Arts & Culture

Manuscript discovery brings medieval music to life

4 min read

Medieval history comes to life at Harvard University on Oct. 18, when students and guest musicians collaborate in the North American premiere of an 800-year-old chant repertory from Harvard’s Houghton Library.

One of the chants that will be performed was recently discovered by Thomas Kelly, Morton B. Knafel Professor of Music at Harvard, in a collection bequeathed by Philip Hofer, founding curator of the Houghton Library Department of Printing and Graphic Arts.

“I was looking through several stacks of manuscripts to explore which would be good subjects of study for a graduate seminar, when I opened one and said, ‘Wait a minute…’” Kelly explains.

It’s a good thing he did. The manuscript turned out to be a book of Ambrosian chant, dating from the 14th century. Kelly estimates that there are only 100 complete manuscripts of Ambrosian music still in existence.

Ambrosian music is a style of liturgical chant that was practiced in Milan for centuries. The chant is named for St. Ambrose, the bishop of Milan. Although Gregorian chant is more familiar today, Ambrosian chant remained an important part of the medieval cultural scene well into the 15th century.

“We misrepresent medieval chant if we say it was all Gregorian,” Kelly says. “Ambrosian chant survived the spread of Gregorian chant, so it has a larger significance in understanding how music spread throughout the medieval world.”

According to Kelly, Ambrosian chant survived because of strong local authority and tradition.

“No one in Milan could be convinced that the authority of Pope Gregory was greater than the authority of St. Ambrose,” Kelly says. “But the myth of Gregory the Great enabled Gregorian chant to spread widely elsewhere.”

Thrilled by his discovery of the manuscript, Kelly encouraged Houghton Library to acquire two additional, older manuscripts of Ambrosian chant. With the help of William Stoneman, Florence Fearrington Librarian of Houghton Library, Harvard was able to acquire, preserve, and digitize what has become a significant collection of Ambrosiana.

The collection now spans the 12th to the 15th centuries, which will allow Kelly and others to study the development of the repertory over time.

“We are excited that the acquisition of these manuscripts will provide deeper understanding of the topic and encourage scholarly discourse,” says Stoneman. “Our goal is to acquire material which supports the teaching and research of the Harvard community.”

For Kelly, the most exciting part of the manuscript discovery is the opportunity it provides for live performance and music-making.

“It is incredible to sing from an 800-year-old object,” he says. “These manuscripts come to life only when you sing from them. Through performance you can create a connection with a human being who, centuries ago, held this same text in his hand.”
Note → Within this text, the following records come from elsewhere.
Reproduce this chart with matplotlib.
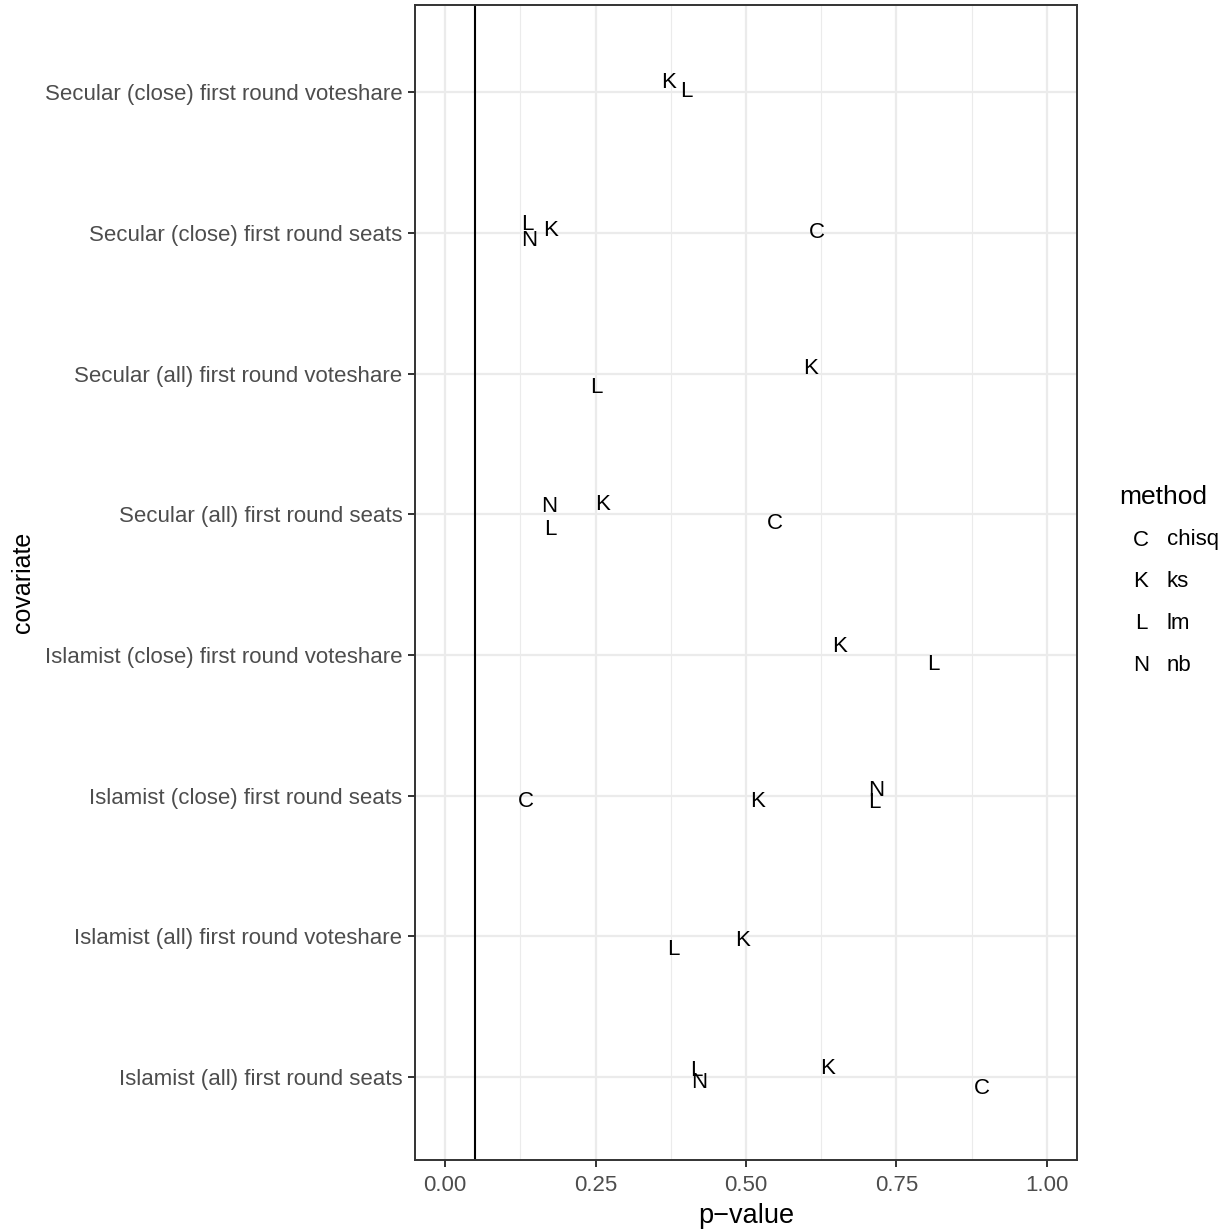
import numpy as np
import matplotlib.pyplot as plt
import matplotlib.transforms as mtransforms
from matplotlib.ticker import MultipleLocator

plt.rcParams['font.family'] = ['Liberation Sans', 'DejaVu Sans']

# covariates, bottom to top
covariates = [
    'Islamist (all) first round seats',
    'Islamist (all) first round voteshare',
    'Islamist (close) first round seats',
    'Islamist (close) first round voteshare',
    'Secular (all) first round seats',
    'Secular (all) first round voteshare',
    'Secular (close) first round seats',
    'Secular (close) first round voteshare',
]
methods = ['chisq', 'ks', 'lm', 'nb']
method_letters = ['C', 'K', 'L', 'N']

# one row per test: covariate, method, p-value, vertical jitter
pt_covariate = [7, 7,
                6, 6, 6, 6,
                5, 5,
                4, 4, 4, 4,
                3, 3,
                2, 2, 2, 2,
                1, 1,
                0, 0, 0, 0]
pt_method = ['ks', 'lm',
             'lm', 'nb', 'ks', 'chisq',
             'ks', 'lm',
             'nb', 'ks', 'lm', 'chisq',
             'ks', 'lm',
             'chisq', 'ks', 'nb', 'lm',
             'lm', 'ks',
             'lm', 'nb', 'ks', 'chisq']
pt_pvalue = [0.371, 0.400,
             0.136, 0.140, 0.175, 0.617,
             0.608, 0.251,
             0.173, 0.261, 0.175, 0.548,
             0.655, 0.811,
             0.135, 0.519, 0.716, 0.714,
             0.380, 0.494,
             0.418, 0.422, 0.635, 0.892]
pt_jitter = [0.075, 0.012,
             0.067, -0.047, 0.024, 0.012,
             0.040, -0.095,
             0.060, 0.075, -0.100, -0.062,
             0.065, -0.062,
             -0.035, -0.035, 0.045, -0.040,
             -0.085, -0.020,
             0.055, -0.035, 0.070, -0.078]

alpha_line = 0.05

fig = plt.figure(figsize=(12.30, 12.32), dpi=100)
ax = fig.add_axes([415 / 1230, 1 - 1160 / 1232, 662 / 1230, 1155 / 1232])

ypos = np.arange(1, len(covariates) + 1)
letter_of = dict(zip(methods, method_letters))
trans = mtransforms.offset_copy(ax.transData, fig=fig, y=-1, units='dots')
for c, m, p, j in zip(pt_covariate, pt_method, pt_pvalue, pt_jitter):
    ax.text(p, ypos[c] + j, letter_of[m], ha='center', va='center',
            fontsize=16, color='black', zorder=3, transform=trans)

ax.axvline(alpha_line, color='black', lw=1.5, zorder=2)

ax.set_xlim(-0.05, 1.05)
ax.set_ylim(0.41, 8.62)
ax.xaxis.set_minor_locator(MultipleLocator(0.125))
ax.set_xticks([0, 0.25, 0.5, 0.75, 1.0])
ax.set_xticklabels(['0.00', '0.25', '0.50', '0.75', '1.00'])
ax.set_yticks(ypos)
ax.set_yticklabels(covariates)

ax.grid(which='major', color='#EBEBEB', lw=1.6, zorder=0)
ax.grid(which='minor', axis='x', color='#EBEBEB', lw=0.8, zorder=0)
ax.set_axisbelow(True)
for s in ax.spines.values():
    s.set_color('#333333')
    s.set_linewidth(1.4)
ax.tick_params(which='major', length=5, width=1.4, color='#333333',
               labelcolor='#4D4D4D', labelsize=16)
ax.tick_params(axis='x', pad=6)
ax.tick_params(axis='y', pad=4)
ax.tick_params(which='minor', length=0)

ax.set_xlabel('p\u2212value', fontsize=19.5, color='black')
ax.xaxis.set_label_coords(0.5, -63 / 1155)
ax.xaxis.label.set_va('baseline')
ax.set_ylabel('covariate', fontsize=18, color='black')
ax.yaxis.set_label_coords(-392 / 662, 0.5)
ax.yaxis.label.set_va('center')

# legend
fig.text(1119 / 1230, 1 - 504 / 1232, 'method', fontsize=19, va='baseline', ha='left')
for i, (lt, m) in enumerate(zip(method_letters, methods)):
    yy = 1 - (540 + i * 41.7) / 1232
    fig.text(1141 / 1230, yy, lt, fontsize=16, va='center', ha='center')
    fig.text(1167 / 1230, yy, m, fontsize=16, va='center', ha='left')

fig.savefig('out.png', dpi=100, facecolor='white')
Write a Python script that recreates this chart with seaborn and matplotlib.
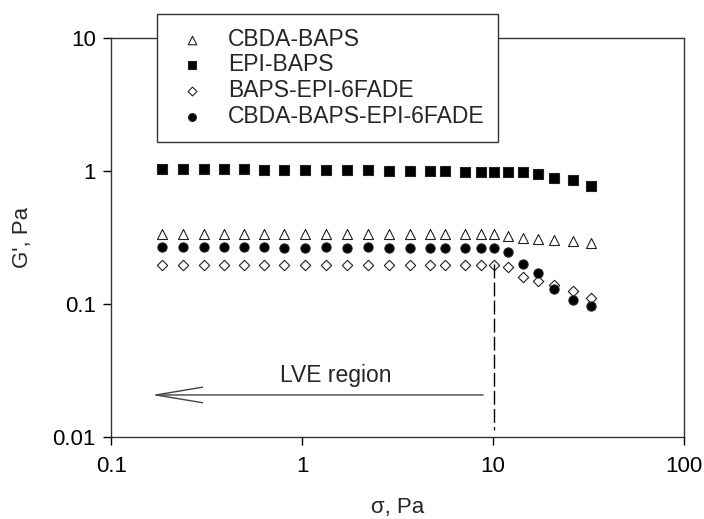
import numpy as np
import pandas as pd
import seaborn as sns
import matplotlib.pyplot as plt

# shear stress sweep, sigma in Pa
stress = [0.185, 0.238, 0.307, 0.391, 0.497, 0.632, 0.805, 1.04, 1.34, 1.72, 2.22, 2.85,
          3.67, 4.68, 5.61, 7.13, 8.65, 10.1, 12.0, 14.4, 17.2, 20.9, 26.2, 32.6]

# storage modulus G', Pa
g_cbda_baps = [0.335, 0.335, 0.335, 0.335, 0.335, 0.335, 0.335, 0.335, 0.335, 0.335, 0.335, 0.335,
               0.335, 0.335, 0.335, 0.335, 0.335, 0.335, 0.325, 0.315, 0.31, 0.305, 0.295, 0.285]
g_epi_baps = [1.03, 1.03, 1.03, 1.03, 1.04, 1.01, 1.01, 1.01, 1.01, 1.01, 1.01, 1.0,
              1.0, 1.0, 1.0, 0.99, 0.99, 0.99, 0.99, 0.98, 0.94, 0.89, 0.86, 0.775]
g_baps_epi_6fade = [0.197, 0.197, 0.197, 0.197, 0.197, 0.197, 0.197, 0.197, 0.197, 0.197, 0.197, 0.197,
                    0.197, 0.197, 0.197, 0.197, 0.197, 0.197, 0.19, 0.16, 0.15, 0.14, 0.125, 0.11]
g_cbda_baps_epi_6fade = [0.268, 0.268, 0.268, 0.268, 0.27, 0.268, 0.265, 0.265, 0.268, 0.265, 0.268, 0.265,
                         0.265, 0.265, 0.265, 0.265, 0.265, 0.265, 0.245, 0.2, 0.17, 0.13, 0.108, 0.096]

series_names = ['CBDA-BAPS', 'EPI-BAPS', 'BAPS-EPI-6FADE', 'CBDA-BAPS-EPI-6FADE']
x_ticks = [0.1, 1, 10, 100]
x_tick_labels = ['0.1', '1', '10', '100']
y_ticks = [0.01, 0.1, 1, 10]
y_tick_labels = ['0.01', '0.1', '1', '10']

STYLES = {
    'CBDA-BAPS': dict(marker='^', s=52, color='white'),
    'EPI-BAPS': dict(marker='s', s=52, color='black'),
    'BAPS-EPI-6FADE': dict(marker='D', s=28, color='white'),
    'CBDA-BAPS-EPI-6FADE': dict(marker='o', s=44, color='black'),
}


def build_frame():
    values = [g_cbda_baps, g_epi_baps, g_baps_epi_6fade, g_cbda_baps_epi_6fade]
    frames = [pd.DataFrame({'stress': stress, 'G': v, 'sample': name})
              for name, v in zip(series_names, values)]
    return pd.concat(frames, ignore_index=True)


def main():
    sns.set_style('ticks')
    plt.rcParams['font.family'] = ['Liberation Sans', 'DejaVu Sans']
    plt.rcParams['font.size'] = 16

    df = build_frame()
    fig, ax = plt.subplots(figsize=(7.04, 5.19), dpi=100)
    fig.subplots_adjust(left=0.158, right=0.971, top=0.927, bottom=0.158)

    for name in series_names:
        sub = df[df['sample'] == name]
        st = STYLES[name]
        sns.scatterplot(data=sub, x='stress', y='G', ax=ax, label=name,
                        marker=st['marker'], s=st['s'], color=st['color'],
                        edgecolor='#222222', linewidth=0.8, zorder=3)

    ax.set_xscale('log')
    ax.set_yscale('log')
    ax.set_xlim(0.1, 100)
    ax.set_ylim(0.01, 10)
    ax.set_xticks(x_ticks)
    ax.set_xticklabels(x_tick_labels)
    ax.set_yticks(y_ticks)
    ax.set_yticklabels(y_tick_labels)
    ax.minorticks_off()
    ax.tick_params(direction='out', length=6, width=1, labelsize=16, colors='black')
    ax.tick_params(axis='x', pad=8)
    ax.tick_params(axis='y', pad=5)
    for side in ['left', 'right', 'top', 'bottom']:
        ax.spines[side].set_visible(True)
        ax.spines[side].set_color('#333333')
        ax.spines[side].set_linewidth(1)

    ax.set_xlabel('σ, Pa', fontsize=16, labelpad=14)
    ax.set_ylabel("G', Pa", fontsize=16, labelpad=14)

    # LVE limit and arrow
    ax.plot([10.1, 10.1], [0.2, 0.0113], color='black', lw=1, ls=(0, (10, 3)), zorder=4)
    ax.annotate('', xy=(0.163, 0.0207), xytext=(8.9, 0.0207),
                arrowprops=dict(arrowstyle='->,head_length=2.1,head_width=0.35',
                                color='#444444', lw=1, shrinkA=0, shrinkB=0))
    ax.text(1.5, 0.0292, 'LVE region', ha='center', va='center', fontsize=16.5)

    leg = ax.legend(loc='upper left', bbox_to_anchor=(0.08, 1.06), borderaxespad=0,
                    frameon=True, fancybox=False, edgecolor='#333333', framealpha=1,
                    fontsize=16.5, handlelength=1.85, handletextpad=0.65, borderpad=0.6,
                    labelspacing=0.12, markerscale=0.85)
    leg.get_frame().set_linewidth(1)
    leg.set_zorder(5)

    fig.savefig('out.png', dpi=100)


if __name__ == '__main__':
    main()
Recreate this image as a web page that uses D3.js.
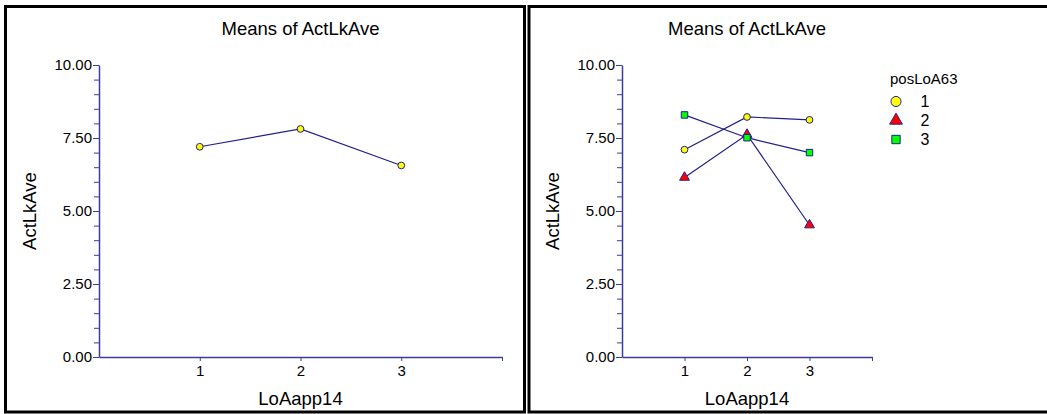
<!DOCTYPE html>
<html>
<head>
<meta charset="utf-8">
<script src="https://cdn.jsdelivr.net/npm/d3@7"></script>
<style>
  html, body { margin: 0; padding: 0; background: #fff; }
  svg { display: block; }
  text { font-family: Arial, "Liberation Sans", sans-serif; fill: #000; }
</style>
</head>
<body>
<script>
// ---- data ----
const categories = [1, 2, 3];
const overallMeans = [7.20, 7.81, 6.56];
const groupNames = ["1", "2", "3"];
const group1Means = [7.10, 8.22, 8.12];
const group2Means = [6.15, 7.62, 4.52];
const group3Means = [8.29, 7.51, 7.00];
const yMajorTicks = [0, 2.5, 5, 7.5, 10];
const yMinorTicks = [0.5, 1, 1.5, 2, 3, 3.5, 4, 4.5, 5.5, 6, 6.5, 7, 8, 8.5, 9, 9.5];
const titleText = "Means of ActLkAve";
const yLabel = "ActLkAve";
const xLabel = "LoAapp14";
const legendTitle = "posLoA63";

const W = 1047, H = 414;
const axisColor = "#3c3ca0";
const lineColor = "#20208c";
const markerStroke = "#20208c";
const markerFill = { circle: "#ffff00", triangle: "#ff0000", square: "#00ff00" };

const svg = d3.select("body").append("svg").attr("width", W).attr("height", H);

// panel borders
svg.append("rect").attr("x", 5.5).attr("y", 6.5).attr("width", 519).attr("height", 405.5)
  .attr("fill", "none").attr("stroke", "#000").attr("stroke-width", 3);
svg.append("rect").attr("x", 529).attr("y", 6.5).attr("width", 530).attr("height", 405.5)
  .attr("fill", "none").attr("stroke", "#000").attr("stroke-width", 3);

function symbolPath(shape, size) {
  const t = shape === "circle" ? d3.symbolCircle : shape === "triangle" ? d3.symbolTriangle : d3.symbolSquare;
  return d3.symbol().type(t).size(size)();
}

function drawPanel(x0, x1, series) {
  const yTop = 65, yBot = 357;
  const x = d3.scaleLinear().domain([0, 4]).range([x0, x1]);
  const y = d3.scaleLinear().domain([0, 10]).range([yBot, yTop]);
  const g = svg.append("g");

  // title
  g.append("text").attr("x", x(2)).attr("y", 35).attr("text-anchor", "middle")
    .style("font-size", "18.5px").text(titleText);

  // y minor ticks
  const yMinor = g.append("g").attr("transform", `translate(${x0},0)`)
    .call(d3.axisLeft(y).tickValues(yMinorTicks).tickSize(5).tickSizeOuter(0).tickFormat(""));
  yMinor.select(".domain").remove();
  yMinor.selectAll("line").attr("stroke", axisColor);

  // y major axis
  const yAx = g.append("g").attr("transform", `translate(${x0},0)`)
    .call(d3.axisLeft(y).tickValues(yMajorTicks).tickSize(6).tickSizeOuter(0).tickPadding(1).tickFormat(d3.format(".2f")));
  yAx.select(".domain").attr("stroke", axisColor).attr("stroke-width", 1.5);
  yAx.selectAll("line").attr("stroke", axisColor);
  yAx.selectAll("text").style("font-size", "15px").style("font-family", 'Arial, "Liberation Sans", sans-serif').attr("fill", "#000");

  // x axis
  const xAx = g.append("g").attr("transform", `translate(0,${yBot})`)
    .call(d3.axisBottom(x).tickValues(categories.concat([4])).tickSize(4).tickSizeOuter(0).tickPadding(4)
      .tickFormat(d => categories.includes(d) ? String(d) : ""));
  xAx.select(".domain").attr("stroke", axisColor).attr("stroke-width", 1.5);
  xAx.selectAll("line").attr("stroke", axisColor);
  xAx.selectAll("text").style("font-size", "15px").style("font-family", 'Arial, "Liberation Sans", sans-serif').attr("fill", "#000");

  // axis labels
  g.append("text").attr("transform", `translate(${x0 - 69},${(yTop + yBot) / 2}) rotate(-90)`)
    .attr("text-anchor", "middle").attr("dy", "0.35em").style("font-size", "18.5px").text(yLabel);
  g.append("text").attr("x", x(2)).attr("y", 405).attr("text-anchor", "middle")
    .style("font-size", "18.5px").text(xLabel);

  // series
  const line = d3.line().x((d, i) => x(categories[i])).y(d => y(d));
  series.forEach(s => {
    g.append("path").attr("d", line(s.values)).attr("fill", "none")
      .attr("stroke", lineColor).attr("stroke-width", 1.2);
  });
  series.forEach(s => {
    g.selectAll(null).data(s.values).enter().append("path")
      .attr("d", symbolPath(s.shape, s.size))
      .attr("transform", (d, i) => `translate(${x(categories[i])},${y(d)})`)
      .attr("fill", markerFill[s.shape]).attr("stroke", markerStroke).attr("stroke-width", 1);
  });
  return { x, y };
}

drawPanel(99, 502, [{ values: overallMeans, shape: "circle", size: 36 }]);
drawPanel(622, 872, [
  { values: group1Means, shape: "circle", size: 36 },
  { values: group2Means, shape: "triangle", size: 42 },
  { values: group3Means, shape: "square", size: 42 }
]);

// legend
const leg = svg.append("g");
leg.append("text").attr("x", 890).attr("y", 84).style("font-size", "15px").text(legendTitle);
const legShapes = ["circle", "triangle", "square"];
const legY = [101.5, 120.5, 139.5];
groupNames.forEach((name, i) => {
  leg.append("path").attr("d", symbolPath(legShapes[i], legShapes[i] === "circle" ? 80 : 70))
    .attr("transform", `translate(896,${legY[i]})`)
    .attr("fill", markerFill[legShapes[i]]).attr("stroke", markerStroke).attr("stroke-width", 1);
  leg.append("text").attr("x", 925).attr("y", legY[i]).attr("dy", "0.36em")
    .attr("text-anchor", "middle").style("font-size", "16px").text(name);
});
</script>
</body>
</html>
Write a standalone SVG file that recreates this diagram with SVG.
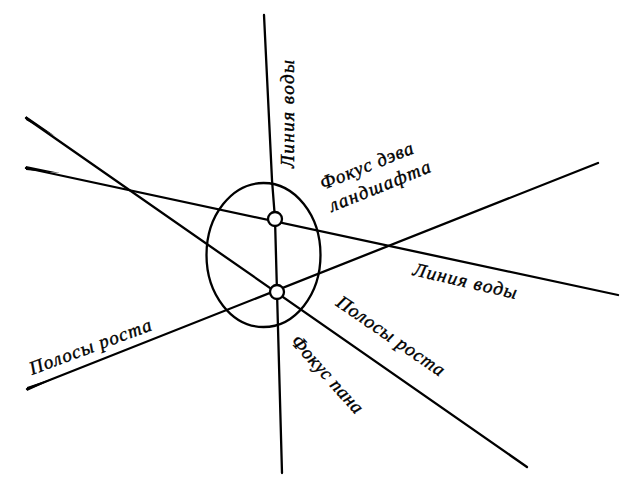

Ambrosian chant will once again ring out on Oct. 18 when Kelly and the maestro di cappella of the Basilica of St. Ambrose in Milan lead vespers services at St. Paul Catholic Church in Cambridge. Performers from the Basilica of St. Ambrose and music students from Harvard University will sing from the Harvard manuscripts in what is likely their first American performance.

“Ambrosian music is still sung in two places in Milan,” Kelly says, “but we don’t know that it is used anywhere else in the world.”

The vespers will include all the ceremonial rites of a traditional Ambrosian service.

“All are equally welcome, whether they think of it in religious or academic terms,” Kelly says.

The service kicks off a weekend conference focused on the Ambrosian manuscripts, titled “Ambrosiana at Harvard: New Sources of Milanese Chant.”

“We are especially pleased that these acquisitions have created this occasion,” says Stoneman.

The conference is funded by Houghton Library through a gift in honor of Zeph Stewart, Andrew M. Mellon Professor of the Humanities, Emeritus; the Committee for the Provostial Fund in the Arts and Humanities; the Harvard Divinity School; the Committee on Medieval Studies at Harvard; the Harvard Department of Music; and the Barker Center for the Humanities.

The three Houghton manuscripts, an additional manuscript from a private collection, and photographs of other Ambrosian material are currently on display at Houghton Library.